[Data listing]
****

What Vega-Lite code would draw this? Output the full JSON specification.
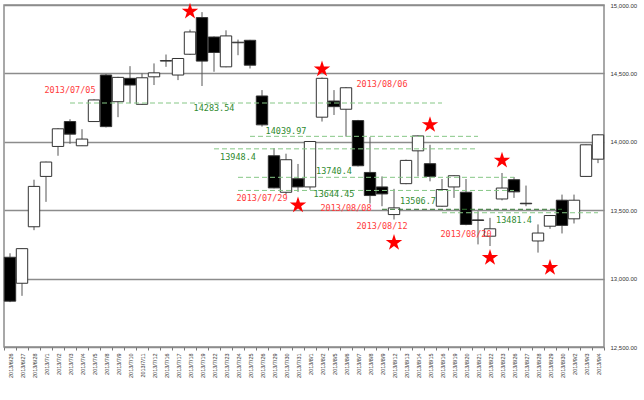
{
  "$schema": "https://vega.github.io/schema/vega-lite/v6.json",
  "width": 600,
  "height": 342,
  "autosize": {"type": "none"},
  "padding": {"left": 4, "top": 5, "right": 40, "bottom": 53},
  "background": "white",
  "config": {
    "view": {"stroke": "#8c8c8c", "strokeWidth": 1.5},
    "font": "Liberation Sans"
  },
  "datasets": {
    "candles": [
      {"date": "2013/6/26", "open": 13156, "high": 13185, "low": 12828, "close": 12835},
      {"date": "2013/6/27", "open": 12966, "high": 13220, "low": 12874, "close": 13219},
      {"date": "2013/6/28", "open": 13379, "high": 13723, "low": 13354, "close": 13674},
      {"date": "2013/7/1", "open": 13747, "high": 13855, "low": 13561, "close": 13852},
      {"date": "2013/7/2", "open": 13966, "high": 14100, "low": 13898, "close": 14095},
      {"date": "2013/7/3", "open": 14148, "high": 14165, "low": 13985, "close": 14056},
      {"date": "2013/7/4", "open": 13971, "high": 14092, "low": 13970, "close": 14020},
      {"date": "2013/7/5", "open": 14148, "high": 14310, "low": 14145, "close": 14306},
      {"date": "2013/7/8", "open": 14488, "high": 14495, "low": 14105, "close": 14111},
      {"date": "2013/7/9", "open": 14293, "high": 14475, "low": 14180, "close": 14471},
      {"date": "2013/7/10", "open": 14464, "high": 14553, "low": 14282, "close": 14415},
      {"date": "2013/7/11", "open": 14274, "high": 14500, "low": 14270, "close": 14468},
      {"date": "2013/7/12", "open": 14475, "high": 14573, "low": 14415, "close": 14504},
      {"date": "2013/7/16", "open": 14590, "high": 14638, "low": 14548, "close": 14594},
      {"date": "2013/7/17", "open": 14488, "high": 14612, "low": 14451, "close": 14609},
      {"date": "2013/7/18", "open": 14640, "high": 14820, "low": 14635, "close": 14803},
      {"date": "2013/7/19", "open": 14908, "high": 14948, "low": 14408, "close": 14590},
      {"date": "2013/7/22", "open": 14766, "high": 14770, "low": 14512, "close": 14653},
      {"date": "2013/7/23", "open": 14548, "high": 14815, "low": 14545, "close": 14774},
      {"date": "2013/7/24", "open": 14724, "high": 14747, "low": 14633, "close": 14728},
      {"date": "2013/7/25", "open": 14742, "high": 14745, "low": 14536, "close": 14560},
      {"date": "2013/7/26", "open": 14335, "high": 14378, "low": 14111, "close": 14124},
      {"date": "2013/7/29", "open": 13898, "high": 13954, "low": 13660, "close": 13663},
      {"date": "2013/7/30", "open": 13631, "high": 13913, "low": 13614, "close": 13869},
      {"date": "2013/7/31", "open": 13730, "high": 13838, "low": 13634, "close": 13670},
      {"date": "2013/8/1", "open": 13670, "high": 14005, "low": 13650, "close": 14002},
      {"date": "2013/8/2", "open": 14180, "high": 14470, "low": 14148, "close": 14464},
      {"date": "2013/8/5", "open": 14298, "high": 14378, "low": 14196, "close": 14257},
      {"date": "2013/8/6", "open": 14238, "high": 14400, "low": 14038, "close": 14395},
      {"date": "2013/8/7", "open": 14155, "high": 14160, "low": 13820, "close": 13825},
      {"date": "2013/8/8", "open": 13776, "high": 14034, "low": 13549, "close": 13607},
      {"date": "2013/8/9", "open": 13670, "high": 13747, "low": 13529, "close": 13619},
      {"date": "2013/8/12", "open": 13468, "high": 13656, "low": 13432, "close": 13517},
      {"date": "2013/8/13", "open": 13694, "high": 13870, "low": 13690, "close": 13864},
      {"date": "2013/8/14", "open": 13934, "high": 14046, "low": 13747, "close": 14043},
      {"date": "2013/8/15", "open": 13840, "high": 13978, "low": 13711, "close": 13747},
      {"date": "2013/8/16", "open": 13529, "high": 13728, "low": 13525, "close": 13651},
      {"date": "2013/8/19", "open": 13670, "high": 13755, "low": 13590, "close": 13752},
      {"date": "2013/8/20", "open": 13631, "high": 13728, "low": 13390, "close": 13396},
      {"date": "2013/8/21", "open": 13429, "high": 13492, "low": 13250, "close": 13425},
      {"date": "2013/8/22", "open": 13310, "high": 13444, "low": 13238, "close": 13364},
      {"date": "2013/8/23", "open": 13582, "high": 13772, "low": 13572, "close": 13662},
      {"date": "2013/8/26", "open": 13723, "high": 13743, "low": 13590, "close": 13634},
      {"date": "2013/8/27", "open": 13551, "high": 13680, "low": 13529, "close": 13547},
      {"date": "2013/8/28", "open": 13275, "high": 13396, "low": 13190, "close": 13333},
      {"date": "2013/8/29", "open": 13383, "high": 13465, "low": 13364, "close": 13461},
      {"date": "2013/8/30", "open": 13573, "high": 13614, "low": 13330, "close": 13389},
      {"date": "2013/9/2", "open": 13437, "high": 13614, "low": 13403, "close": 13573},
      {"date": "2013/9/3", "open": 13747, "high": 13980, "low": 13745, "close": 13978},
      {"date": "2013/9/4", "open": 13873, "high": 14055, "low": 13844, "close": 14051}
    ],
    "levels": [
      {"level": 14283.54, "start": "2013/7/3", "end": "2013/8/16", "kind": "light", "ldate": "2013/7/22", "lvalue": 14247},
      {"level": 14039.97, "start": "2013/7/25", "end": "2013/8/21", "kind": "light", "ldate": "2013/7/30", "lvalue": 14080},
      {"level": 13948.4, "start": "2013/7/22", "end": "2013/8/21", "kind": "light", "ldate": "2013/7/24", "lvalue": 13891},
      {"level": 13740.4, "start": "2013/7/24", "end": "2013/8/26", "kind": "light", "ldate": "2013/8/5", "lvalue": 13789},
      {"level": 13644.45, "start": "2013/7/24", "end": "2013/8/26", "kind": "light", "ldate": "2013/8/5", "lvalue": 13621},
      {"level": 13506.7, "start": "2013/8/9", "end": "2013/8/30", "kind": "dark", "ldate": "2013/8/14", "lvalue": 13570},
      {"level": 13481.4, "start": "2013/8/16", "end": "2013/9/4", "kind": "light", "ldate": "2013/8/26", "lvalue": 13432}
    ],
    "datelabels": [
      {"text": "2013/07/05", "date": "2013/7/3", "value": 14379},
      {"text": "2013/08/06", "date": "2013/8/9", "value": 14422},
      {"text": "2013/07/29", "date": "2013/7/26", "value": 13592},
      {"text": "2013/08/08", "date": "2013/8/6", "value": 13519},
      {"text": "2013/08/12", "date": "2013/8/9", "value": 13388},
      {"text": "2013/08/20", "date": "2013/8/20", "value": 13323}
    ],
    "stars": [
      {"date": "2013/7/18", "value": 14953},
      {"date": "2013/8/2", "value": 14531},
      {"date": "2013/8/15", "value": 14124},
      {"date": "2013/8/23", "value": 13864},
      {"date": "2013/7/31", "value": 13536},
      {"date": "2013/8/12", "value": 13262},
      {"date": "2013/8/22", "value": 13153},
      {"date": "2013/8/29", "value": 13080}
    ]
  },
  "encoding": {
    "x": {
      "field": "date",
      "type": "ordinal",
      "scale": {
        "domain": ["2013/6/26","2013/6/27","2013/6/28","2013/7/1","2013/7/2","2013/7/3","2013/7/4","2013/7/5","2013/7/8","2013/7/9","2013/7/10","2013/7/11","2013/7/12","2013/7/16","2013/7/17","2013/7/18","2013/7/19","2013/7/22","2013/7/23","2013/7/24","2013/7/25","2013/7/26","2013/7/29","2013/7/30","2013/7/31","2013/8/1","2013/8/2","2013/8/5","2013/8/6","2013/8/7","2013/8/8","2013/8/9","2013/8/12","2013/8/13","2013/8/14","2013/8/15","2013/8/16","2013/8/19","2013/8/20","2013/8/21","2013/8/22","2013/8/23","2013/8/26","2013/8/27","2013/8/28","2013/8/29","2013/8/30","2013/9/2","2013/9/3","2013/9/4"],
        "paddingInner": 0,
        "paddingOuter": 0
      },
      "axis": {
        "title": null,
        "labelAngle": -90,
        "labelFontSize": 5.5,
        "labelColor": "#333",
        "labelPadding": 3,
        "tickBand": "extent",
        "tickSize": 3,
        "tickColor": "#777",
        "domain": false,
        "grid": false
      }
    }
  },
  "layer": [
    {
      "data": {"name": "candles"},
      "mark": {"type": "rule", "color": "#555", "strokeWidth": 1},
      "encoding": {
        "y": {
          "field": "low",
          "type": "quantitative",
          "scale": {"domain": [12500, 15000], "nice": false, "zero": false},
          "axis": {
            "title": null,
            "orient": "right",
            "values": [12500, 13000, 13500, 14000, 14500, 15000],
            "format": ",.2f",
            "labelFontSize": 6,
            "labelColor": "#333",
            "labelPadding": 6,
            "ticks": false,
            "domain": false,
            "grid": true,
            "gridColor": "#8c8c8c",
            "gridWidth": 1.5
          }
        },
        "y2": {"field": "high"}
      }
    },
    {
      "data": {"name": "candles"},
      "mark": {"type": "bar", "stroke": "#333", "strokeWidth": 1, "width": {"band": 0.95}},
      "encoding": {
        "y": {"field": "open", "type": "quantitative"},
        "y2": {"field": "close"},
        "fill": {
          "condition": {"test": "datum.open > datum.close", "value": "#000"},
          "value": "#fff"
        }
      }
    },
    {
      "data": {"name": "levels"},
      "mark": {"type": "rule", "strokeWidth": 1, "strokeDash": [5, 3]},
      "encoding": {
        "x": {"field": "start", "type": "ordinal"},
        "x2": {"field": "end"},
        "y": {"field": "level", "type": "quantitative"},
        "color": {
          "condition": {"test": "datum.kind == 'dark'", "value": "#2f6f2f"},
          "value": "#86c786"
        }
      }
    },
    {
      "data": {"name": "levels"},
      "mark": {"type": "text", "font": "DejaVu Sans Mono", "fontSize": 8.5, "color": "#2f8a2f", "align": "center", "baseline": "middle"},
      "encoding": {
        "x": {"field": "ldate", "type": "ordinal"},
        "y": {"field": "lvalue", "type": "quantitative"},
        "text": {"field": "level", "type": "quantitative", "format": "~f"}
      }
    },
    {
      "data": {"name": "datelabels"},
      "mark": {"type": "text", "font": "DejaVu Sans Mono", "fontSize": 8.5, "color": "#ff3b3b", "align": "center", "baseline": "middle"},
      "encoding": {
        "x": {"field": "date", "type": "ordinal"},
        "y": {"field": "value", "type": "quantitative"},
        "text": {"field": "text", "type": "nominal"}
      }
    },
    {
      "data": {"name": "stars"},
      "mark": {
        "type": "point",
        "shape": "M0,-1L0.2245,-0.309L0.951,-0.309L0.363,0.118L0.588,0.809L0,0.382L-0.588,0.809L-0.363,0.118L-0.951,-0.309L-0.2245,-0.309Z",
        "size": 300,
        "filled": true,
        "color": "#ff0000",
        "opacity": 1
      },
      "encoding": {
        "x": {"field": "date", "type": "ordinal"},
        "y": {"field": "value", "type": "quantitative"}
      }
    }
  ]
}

****

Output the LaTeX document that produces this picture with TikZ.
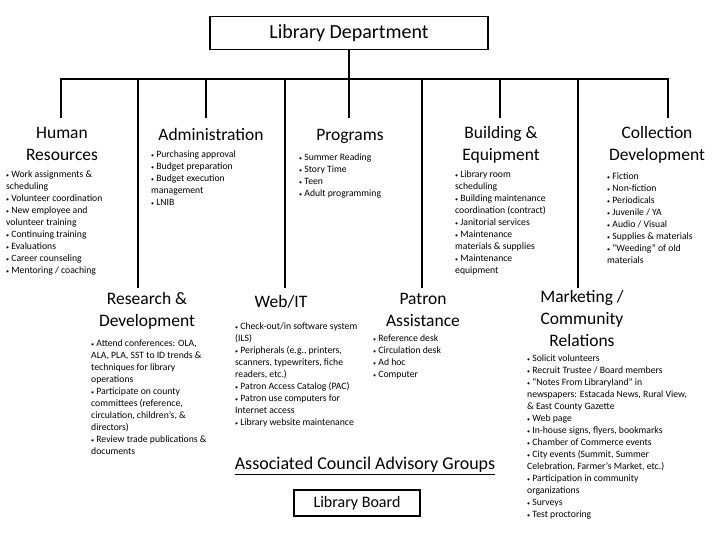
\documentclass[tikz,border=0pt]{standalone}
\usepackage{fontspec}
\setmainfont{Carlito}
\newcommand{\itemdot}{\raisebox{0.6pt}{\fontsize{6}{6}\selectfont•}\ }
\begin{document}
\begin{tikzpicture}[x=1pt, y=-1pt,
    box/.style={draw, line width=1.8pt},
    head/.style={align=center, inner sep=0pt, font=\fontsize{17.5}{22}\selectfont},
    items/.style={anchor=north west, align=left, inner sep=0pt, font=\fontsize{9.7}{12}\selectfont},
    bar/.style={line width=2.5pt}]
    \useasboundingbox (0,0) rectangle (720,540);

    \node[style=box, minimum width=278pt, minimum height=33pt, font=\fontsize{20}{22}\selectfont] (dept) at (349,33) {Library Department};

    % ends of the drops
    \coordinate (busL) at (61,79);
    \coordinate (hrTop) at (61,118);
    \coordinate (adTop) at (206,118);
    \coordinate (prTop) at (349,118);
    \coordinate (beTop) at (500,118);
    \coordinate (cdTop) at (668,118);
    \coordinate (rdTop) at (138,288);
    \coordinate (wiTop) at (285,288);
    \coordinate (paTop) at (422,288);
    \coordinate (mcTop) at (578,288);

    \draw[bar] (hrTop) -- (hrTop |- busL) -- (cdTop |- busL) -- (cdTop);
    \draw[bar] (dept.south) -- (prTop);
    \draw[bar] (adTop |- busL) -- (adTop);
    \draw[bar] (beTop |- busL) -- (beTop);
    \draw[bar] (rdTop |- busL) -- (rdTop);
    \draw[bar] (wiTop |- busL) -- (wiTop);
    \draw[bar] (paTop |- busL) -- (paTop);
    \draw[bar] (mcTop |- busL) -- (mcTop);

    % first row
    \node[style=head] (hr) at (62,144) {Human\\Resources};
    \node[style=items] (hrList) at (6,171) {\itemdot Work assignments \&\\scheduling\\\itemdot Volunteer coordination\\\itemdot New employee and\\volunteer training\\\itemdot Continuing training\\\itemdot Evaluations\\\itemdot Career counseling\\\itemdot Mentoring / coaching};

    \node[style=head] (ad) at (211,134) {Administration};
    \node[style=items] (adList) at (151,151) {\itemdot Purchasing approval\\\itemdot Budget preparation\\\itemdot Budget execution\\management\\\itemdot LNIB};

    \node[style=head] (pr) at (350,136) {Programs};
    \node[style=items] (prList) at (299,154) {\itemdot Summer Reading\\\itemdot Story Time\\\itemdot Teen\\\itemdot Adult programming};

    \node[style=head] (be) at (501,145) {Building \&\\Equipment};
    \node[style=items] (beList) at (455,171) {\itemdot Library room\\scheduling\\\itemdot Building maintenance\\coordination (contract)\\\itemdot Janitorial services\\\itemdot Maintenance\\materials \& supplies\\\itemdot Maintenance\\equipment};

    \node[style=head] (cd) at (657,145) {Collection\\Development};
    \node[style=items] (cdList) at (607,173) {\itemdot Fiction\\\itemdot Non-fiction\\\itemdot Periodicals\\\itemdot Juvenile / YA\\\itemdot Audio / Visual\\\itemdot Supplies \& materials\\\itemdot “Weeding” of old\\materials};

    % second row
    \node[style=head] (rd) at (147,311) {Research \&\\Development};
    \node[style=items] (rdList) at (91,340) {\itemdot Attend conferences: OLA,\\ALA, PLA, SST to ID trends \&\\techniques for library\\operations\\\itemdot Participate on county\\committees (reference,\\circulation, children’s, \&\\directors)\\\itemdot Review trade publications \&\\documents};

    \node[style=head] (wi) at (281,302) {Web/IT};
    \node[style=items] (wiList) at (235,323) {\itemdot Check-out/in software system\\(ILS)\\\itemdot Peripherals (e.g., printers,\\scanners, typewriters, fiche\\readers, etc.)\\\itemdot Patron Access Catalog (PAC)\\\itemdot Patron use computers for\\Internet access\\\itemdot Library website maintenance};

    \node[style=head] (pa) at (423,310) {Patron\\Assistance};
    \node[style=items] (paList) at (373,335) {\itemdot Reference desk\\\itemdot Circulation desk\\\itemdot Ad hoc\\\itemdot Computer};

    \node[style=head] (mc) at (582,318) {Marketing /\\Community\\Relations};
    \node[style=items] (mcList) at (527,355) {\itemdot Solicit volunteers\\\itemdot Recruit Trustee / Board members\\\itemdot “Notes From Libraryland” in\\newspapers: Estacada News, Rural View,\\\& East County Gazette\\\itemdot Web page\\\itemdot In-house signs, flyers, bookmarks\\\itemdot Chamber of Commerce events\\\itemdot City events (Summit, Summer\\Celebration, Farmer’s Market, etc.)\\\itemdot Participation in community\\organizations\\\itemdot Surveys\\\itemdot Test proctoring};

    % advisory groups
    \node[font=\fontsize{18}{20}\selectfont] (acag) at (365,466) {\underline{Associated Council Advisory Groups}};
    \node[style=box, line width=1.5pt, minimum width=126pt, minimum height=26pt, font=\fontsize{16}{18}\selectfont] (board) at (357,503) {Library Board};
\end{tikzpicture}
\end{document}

****

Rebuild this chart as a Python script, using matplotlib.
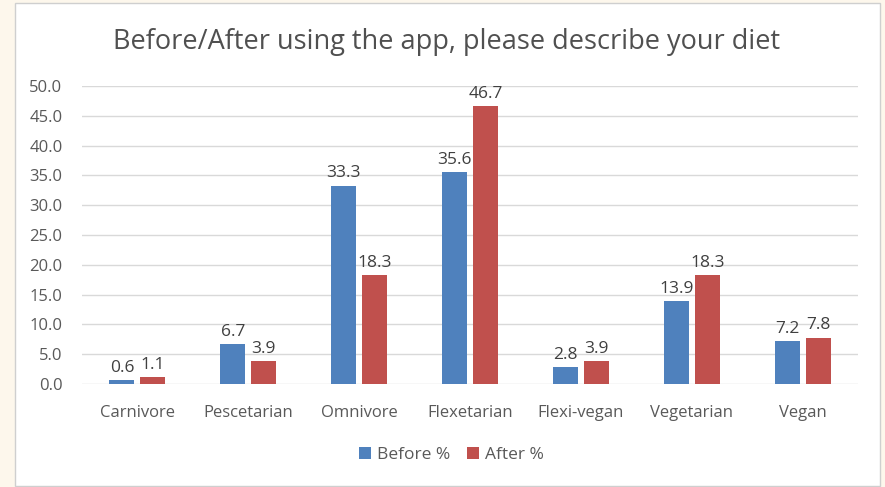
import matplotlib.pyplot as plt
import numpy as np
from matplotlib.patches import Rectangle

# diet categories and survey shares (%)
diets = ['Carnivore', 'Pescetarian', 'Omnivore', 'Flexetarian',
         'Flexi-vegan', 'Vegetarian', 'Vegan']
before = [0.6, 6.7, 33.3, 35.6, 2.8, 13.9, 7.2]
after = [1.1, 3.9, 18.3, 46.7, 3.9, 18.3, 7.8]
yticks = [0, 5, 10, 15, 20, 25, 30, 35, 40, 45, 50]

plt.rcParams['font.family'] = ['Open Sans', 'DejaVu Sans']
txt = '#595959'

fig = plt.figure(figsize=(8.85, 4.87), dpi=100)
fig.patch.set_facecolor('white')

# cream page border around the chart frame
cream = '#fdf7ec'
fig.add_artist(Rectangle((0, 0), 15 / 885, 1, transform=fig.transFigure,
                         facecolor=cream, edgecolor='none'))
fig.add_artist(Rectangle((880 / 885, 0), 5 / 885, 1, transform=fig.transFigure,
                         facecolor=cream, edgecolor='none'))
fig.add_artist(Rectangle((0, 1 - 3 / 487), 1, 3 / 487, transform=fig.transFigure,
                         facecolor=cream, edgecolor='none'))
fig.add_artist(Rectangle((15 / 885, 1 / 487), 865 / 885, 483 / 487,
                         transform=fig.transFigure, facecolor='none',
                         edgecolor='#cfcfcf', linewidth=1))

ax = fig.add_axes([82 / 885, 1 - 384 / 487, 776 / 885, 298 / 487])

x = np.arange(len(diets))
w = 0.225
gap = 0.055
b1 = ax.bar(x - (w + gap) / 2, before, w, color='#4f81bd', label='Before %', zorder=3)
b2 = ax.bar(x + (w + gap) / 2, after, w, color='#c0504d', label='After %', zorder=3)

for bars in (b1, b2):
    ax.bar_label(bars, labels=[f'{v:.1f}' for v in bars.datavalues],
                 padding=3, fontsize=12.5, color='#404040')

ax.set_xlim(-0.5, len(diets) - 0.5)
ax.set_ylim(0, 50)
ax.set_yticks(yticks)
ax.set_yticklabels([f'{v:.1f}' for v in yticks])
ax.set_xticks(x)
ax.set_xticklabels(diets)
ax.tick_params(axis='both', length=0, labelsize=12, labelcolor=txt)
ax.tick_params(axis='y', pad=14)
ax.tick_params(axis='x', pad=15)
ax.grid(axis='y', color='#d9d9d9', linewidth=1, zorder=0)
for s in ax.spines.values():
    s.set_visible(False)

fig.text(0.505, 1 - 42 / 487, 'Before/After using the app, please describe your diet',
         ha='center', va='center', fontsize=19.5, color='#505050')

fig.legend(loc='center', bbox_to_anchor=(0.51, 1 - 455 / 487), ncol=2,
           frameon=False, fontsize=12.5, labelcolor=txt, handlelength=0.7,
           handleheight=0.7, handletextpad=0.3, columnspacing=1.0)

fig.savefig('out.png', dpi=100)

****

Reproduce every line of the listing above in which the string "this" appears.

What Vega-Lite code would draw this? Output the full JSON specification.
Output the LaTeX document that produces this picture with TikZ.
Rebuild this chart as a Python script, using matplotlib.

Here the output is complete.